1. A post assembly comprising:

a pair of elongated rigid posts aligned end to end with each of said posts being of T-shaped cross section, includinq a bar disposed across the top of a leq, and having a succession of outwardly projecting studs distributed longitudinally along said bar of said tee;

a rigid elongated tube ensleeved over adjacent end portions of said posts and having a curved circumferential sector closely overlying the corresponding studs and bar portions with the terminal portions of said tube each being crimped inwardly to lie closely adjacent to and wrap beneath the bar and alongside and around the free end of the leg of the tee;

and means for securing at least one end of said tube to the adjacent portion of the corresponding one of said posts.

2. A post assembly as defined in claim 1 in which said said securing means is a weldment between the leg of said tee and the adjacent terminal portion.
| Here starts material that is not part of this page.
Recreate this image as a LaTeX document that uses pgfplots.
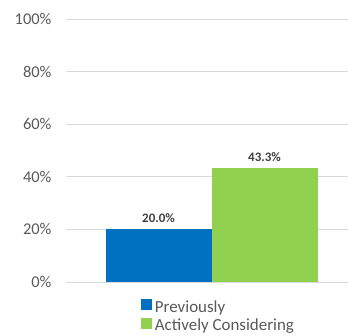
\documentclass[border=0pt]{standalone}
\usepackage{pgfplots}
\pgfplotsset{compat=1.18}
\usepackage{fontspec}
\setmainfont{Carlito}
\definecolor{cblue}{HTML}{0070C0}
\definecolor{cgreen}{HTML}{92D050}
\definecolor{tickgray}{HTML}{595959}
\definecolor{gridgray}{HTML}{D9D9D9}
\definecolor{lblgray}{HTML}{404040}
\begin{document}
\begin{tikzpicture}
\path[use as bounding box] (-66bp,-54bp) rectangle (282bp,282bp);
\begin{axis}[
  at={(0,0)}, anchor=south west,
  scale only axis, width=282bp, height=263bp,
  ybar=0pt, bar width=106bp,
  xmin=-1, xmax=0.938,
  ymin=0, ymax=100,
  ytick={0,20,40,60,80,100},
  yticklabel={\pgfmathprintnumber{\tick}\%},
  /pgf/number format/assume math mode=true,
  yticklabel style={font=\fontsize{16.5}{16.5}\selectfont, text=tickgray, xshift=-11bp},
  xtick=\empty,
  axis line style={draw=none},
  major tick length=0pt,
  ymajorgrids, grid style={gridgray, line width=0.8pt},
  nodes near coords={\pgfmathprintnumber[fixed,fixed zerofill,precision=1]{\pgfplotspointmeta}\%},
  nodes near coords style={font=\bfseries\fontsize{13}{13}\selectfont, text=lblgray, yshift=3bp},
  legend style={draw=none, at={(0.265,-0.065)}, anchor=north west, font=\fontsize{17}{17}\selectfont, text=tickgray, row sep=0pt, inner sep=0pt,
    nodes={inner xsep=3bp, inner ysep=1.5bp, text height=11bp, text depth=3.5bp}},
  legend cell align=left,
  legend image code/.code={\fill[#1] (0bp,-1.5bp) rectangle (11bp,9.5bp);},
]
\addplot[fill=cblue, draw=none] coordinates {(0,20.0)};
\addplot[fill=cgreen, draw=none] coordinates {(0,43.3)};
\legend{Previously, Actively Considering}
\end{axis}
\end{tikzpicture}
\end{document}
3. A post assembly as defined in claim 1 in which said securing means is an inwardly directed deformation of a terminal region of said curved circumferential sector to bend inwardly and seat between adjacent ones of said studs.

4. A post assembly as defined in claim 1 in which said securing means is a finger formed into the terminal wall portion of said curved circumferential sector and bent inwardly to seat between adjacent ones of said studs.

5. A coupling as defined in claim 1 in which the remaining circumference of said tube completes a cylinder over a longitudinally central portion of said tube.

6. A coupling for joining together studded T-posts, each including a bar disposed across the top of a leg, aligned end to end and comprising:

a rigid elongated tube ensleevable over adjacent end portions of an aligned pair of studded T-posts, said tube having a curved circumferential sector sized to closely overlie ensleeved studs and bar portions of said T-posts with the terminal portions of said tube each being crimped inwardly to a position in which to lie closely adjacent to and wrap beneath the bar and alongside and around the free end of the leg of the correspondinq tee when assembled. tube.

7. A coupling as defined in claim 6 in which a terminal region of said curved circumferential sector is deformable inwardly in response to a manually-applied hammer blow to seat between adjacent studs on a T-post.

8. A coupling as defined in claim 6 in which a finger is formed into the terminal wall portion of said curved circumferential sector and is bendable inwardly to seat between adjacent ones of said studs.

9. A coupling as defined in claim 6 in which the remaining circumference of said tube completes a cylinder over a longitudinally central portion of said tube.